** start of Provided material **
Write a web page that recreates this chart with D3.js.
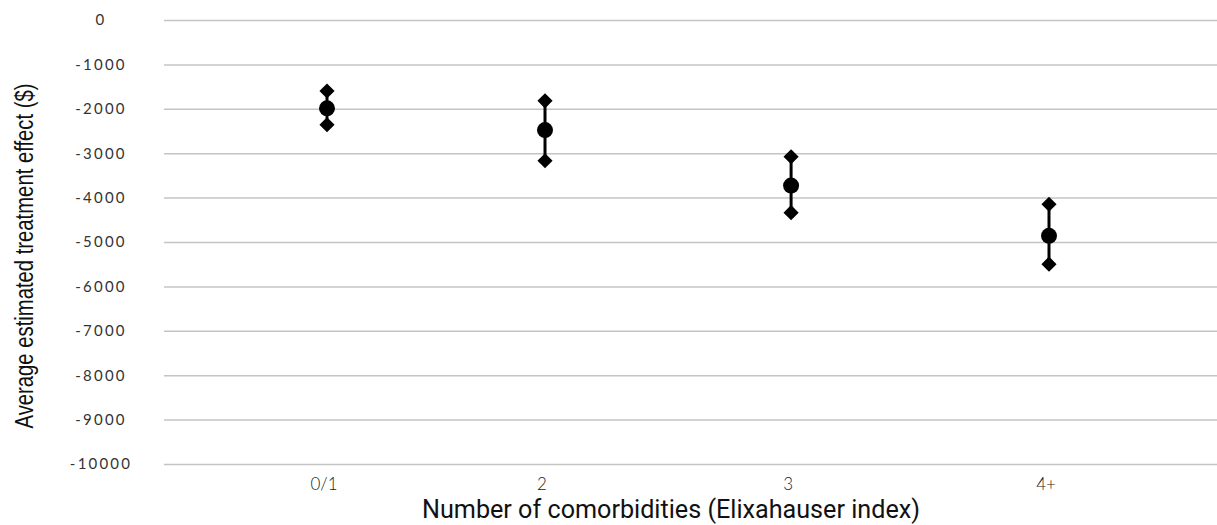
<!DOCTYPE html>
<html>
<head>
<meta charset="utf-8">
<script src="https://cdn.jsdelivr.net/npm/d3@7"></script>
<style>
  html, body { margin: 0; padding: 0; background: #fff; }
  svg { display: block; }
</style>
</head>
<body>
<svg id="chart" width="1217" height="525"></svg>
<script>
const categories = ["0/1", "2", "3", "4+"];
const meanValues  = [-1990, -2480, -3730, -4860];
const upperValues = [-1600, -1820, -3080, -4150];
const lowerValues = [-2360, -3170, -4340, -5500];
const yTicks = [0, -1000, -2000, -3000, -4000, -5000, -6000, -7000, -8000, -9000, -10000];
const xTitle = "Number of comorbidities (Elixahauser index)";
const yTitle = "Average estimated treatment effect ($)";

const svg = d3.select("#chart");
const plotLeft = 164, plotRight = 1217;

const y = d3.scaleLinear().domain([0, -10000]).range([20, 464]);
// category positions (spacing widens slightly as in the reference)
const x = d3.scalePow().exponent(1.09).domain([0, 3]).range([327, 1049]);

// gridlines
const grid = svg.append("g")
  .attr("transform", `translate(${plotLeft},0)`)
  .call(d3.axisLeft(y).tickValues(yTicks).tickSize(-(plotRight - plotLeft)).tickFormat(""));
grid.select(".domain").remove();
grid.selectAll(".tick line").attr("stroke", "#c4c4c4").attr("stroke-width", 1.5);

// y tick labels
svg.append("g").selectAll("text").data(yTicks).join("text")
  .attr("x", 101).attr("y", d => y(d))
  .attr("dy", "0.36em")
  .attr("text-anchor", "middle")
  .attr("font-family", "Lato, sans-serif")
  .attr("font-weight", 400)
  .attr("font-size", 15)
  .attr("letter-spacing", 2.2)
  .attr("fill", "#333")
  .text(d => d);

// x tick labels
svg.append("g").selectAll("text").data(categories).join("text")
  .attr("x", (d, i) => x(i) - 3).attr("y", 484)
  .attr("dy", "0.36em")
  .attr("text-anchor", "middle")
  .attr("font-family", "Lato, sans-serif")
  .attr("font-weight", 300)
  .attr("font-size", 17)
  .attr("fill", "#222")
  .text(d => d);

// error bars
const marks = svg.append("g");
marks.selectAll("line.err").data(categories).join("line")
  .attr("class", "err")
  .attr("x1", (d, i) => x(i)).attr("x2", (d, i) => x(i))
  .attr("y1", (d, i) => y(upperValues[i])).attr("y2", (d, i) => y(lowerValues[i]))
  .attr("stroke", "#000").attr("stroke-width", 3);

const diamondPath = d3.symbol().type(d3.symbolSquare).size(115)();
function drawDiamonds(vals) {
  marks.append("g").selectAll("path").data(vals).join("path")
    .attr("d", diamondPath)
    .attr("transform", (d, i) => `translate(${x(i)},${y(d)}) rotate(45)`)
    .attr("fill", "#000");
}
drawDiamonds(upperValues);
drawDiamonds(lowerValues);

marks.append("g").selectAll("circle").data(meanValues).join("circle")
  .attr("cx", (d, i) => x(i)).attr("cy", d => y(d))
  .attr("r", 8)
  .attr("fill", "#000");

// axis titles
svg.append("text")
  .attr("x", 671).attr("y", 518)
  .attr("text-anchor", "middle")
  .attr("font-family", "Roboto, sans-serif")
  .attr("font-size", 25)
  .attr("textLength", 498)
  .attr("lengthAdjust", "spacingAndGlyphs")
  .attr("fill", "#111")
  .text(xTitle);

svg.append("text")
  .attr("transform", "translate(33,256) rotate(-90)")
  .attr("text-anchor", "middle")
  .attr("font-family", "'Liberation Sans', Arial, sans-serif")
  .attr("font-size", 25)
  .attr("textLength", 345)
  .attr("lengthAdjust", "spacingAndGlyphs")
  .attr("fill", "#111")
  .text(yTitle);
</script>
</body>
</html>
** end of Provided material **
▶ **Your instructions**: Write out the whole listing again, exactly, with no pictures.

▶ **Output below**:
Write a web page that recreates this chart with D3.js.
<!DOCTYPE html>
<html>
<head>
<meta charset="utf-8">
<script src="https://cdn.jsdelivr.net/npm/d3@7"></script>
<style>
  html, body { margin: 0; padding: 0; background: #fff; }
  svg { display: block; }
</style>
</head>
<body>
<svg id="chart" width="1217" height="525"></svg>
<script>
const categories = ["0/1", "2", "3", "4+"];
const meanValues  = [-1990, -2480, -3730, -4860];
const upperValues = [-1600, -1820, -3080, -4150];
const lowerValues = [-2360, -3170, -4340, -5500];
const yTicks = [0, -1000, -2000, -3000, -4000, -5000, -6000, -7000, -8000, -9000, -10000];
const xTitle = "Number of comorbidities (Elixahauser index)";
const yTitle = "Average estimated treatment effect ($)";

const svg = d3.select("#chart");
const plotLeft = 164, plotRight = 1217;

const y = d3.scaleLinear().domain([0, -10000]).range([20, 464]);
// category positions (spacing widens slightly as in the reference)
const x = d3.scalePow().exponent(1.09).domain([0, 3]).range([327, 1049]);

// gridlines
const grid = svg.append("g")
  .attr("transform", `translate(${plotLeft},0)`)
  .call(d3.axisLeft(y).tickValues(yTicks).tickSize(-(plotRight - plotLeft)).tickFormat(""));
grid.select(".domain").remove();
grid.selectAll(".tick line").attr("stroke", "#c4c4c4").attr("stroke-width", 1.5);

// y tick labels
svg.append("g").selectAll("text").data(yTicks).join("text")
  .attr("x", 101).attr("y", d => y(d))
  .attr("dy", "0.36em")
  .attr("text-anchor", "middle")
  .attr("font-family", "Lato, sans-serif")
  .attr("font-weight", 400)
  .attr("font-size", 15)
  .attr("letter-spacing", 2.2)
  .attr("fill", "#333")
  .text(d => d);

// x tick labels
svg.append("g").selectAll("text").data(categories).join("text")
  .attr("x", (d, i) => x(i) - 3).attr("y", 484)
  .attr("dy", "0.36em")
  .attr("text-anchor", "middle")
  .attr("font-family", "Lato, sans-serif")
  .attr("font-weight", 300)
  .attr("font-size", 17)
  .attr("fill", "#222")
  .text(d => d);

// error bars
const marks = svg.append("g");
marks.selectAll("line.err").data(categories).join("line")
  .attr("class", "err")
  .attr("x1", (d, i) => x(i)).attr("x2", (d, i) => x(i))
  .attr("y1", (d, i) => y(upperValues[i])).attr("y2", (d, i) => y(lowerValues[i]))
  .attr("stroke", "#000").attr("stroke-width", 3);

const diamondPath = d3.symbol().type(d3.symbolSquare).size(115)();
function drawDiamonds(vals) {
  marks.append("g").selectAll("path").data(vals).join("path")
    .attr("d", diamondPath)
    .attr("transform", (d, i) => `translate(${x(i)},${y(d)}) rotate(45)`)
    .attr("fill", "#000");
}
drawDiamonds(upperValues);
drawDiamonds(lowerValues);

marks.append("g").selectAll("circle").data(meanValues).join("circle")
  .attr("cx", (d, i) => x(i)).attr("cy", d => y(d))
  .attr("r", 8)
  .attr("fill", "#000");

// axis titles
svg.append("text")
  .attr("x", 671).attr("y", 518)
  .attr("text-anchor", "middle")
  .attr("font-family", "Roboto, sans-serif")
  .attr("font-size", 25)
  .attr("textLength", 498)
  .attr("lengthAdjust", "spacingAndGlyphs")
  .attr("fill", "#111")
  .text(xTitle);

svg.append("text")
  .attr("transform", "translate(33,256) rotate(-90)")
  .attr("text-anchor", "middle")
  .attr("font-family", "'Liberation Sans', Arial, sans-serif")
  .attr("font-size", 25)
  .attr("textLength", 345)
  .attr("lengthAdjust", "spacingAndGlyphs")
  .attr("fill", "#111")
  .text(yTitle);
</script>
</body>
</html>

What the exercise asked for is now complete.